On a side note, what tournys do you guys compete in? And where? And how-often? [/quote]

It’s all over the map, depending on who’s training. It goes wherever the individual wants to take it. That’s what it looks like to me, at any rate. I’m not asking for this kind of advice so I’m really not aware whether Matt has some coordinated plan for taking the flag anywhere in particular.

At one time Couture trained at SBG to take and hold the UFC championship, but that was years ago and nowadays he runs his own shop here in town called Quest. From reports, they run more to the former HS wrestler crowd, and folks with “attributes”.

The guy I mentioned in another post, the one with the butterfly closures on his eyebrow, was a professional from Northern Ireland on his way to some large annual pro open MMA thing in Hawaii. Not sure which one. Sorry, I still don’t follow professional competition.

The semi-pro fighters are typically fighting in e.g. FCFF and other such small leagues in cage matches here in town or elsewhere in Oregon, as they decide.

Amateurs enter various elmination tournaments e.g at OSU in Salem. Sorry to be hazy. It’s somewhat off my radar, the only thing I have my eye on is SBG’s own intramural competitions usually held about twice a year. These are called the Gorilla Cup.

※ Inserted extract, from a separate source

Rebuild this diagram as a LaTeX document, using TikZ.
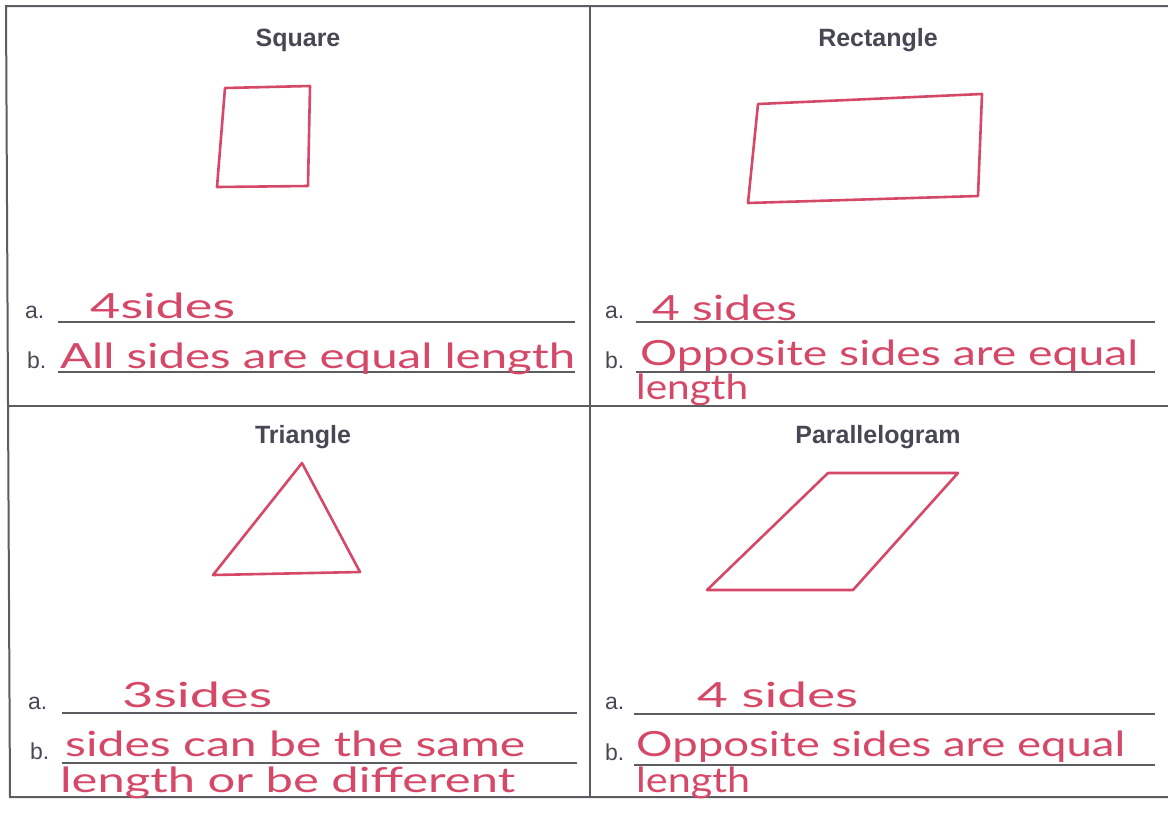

When people drop into the Gym from distant places, it often has to do with them wanting to take how we train back home with them, i.e. they are instructors more than competitors. Beyond superb preparation for its athletes in competition, this is the truly remarkable thing the Gym has to offer: its methods of instruction. They are really meant to be all-embracing, something that anyone can use, and are continually refined and improved with contributions and feedback from folks working at all the different SBGi affiliates. I find it’s really wonderful to watch that process, you can see it unfold during the Spring and Fall camps.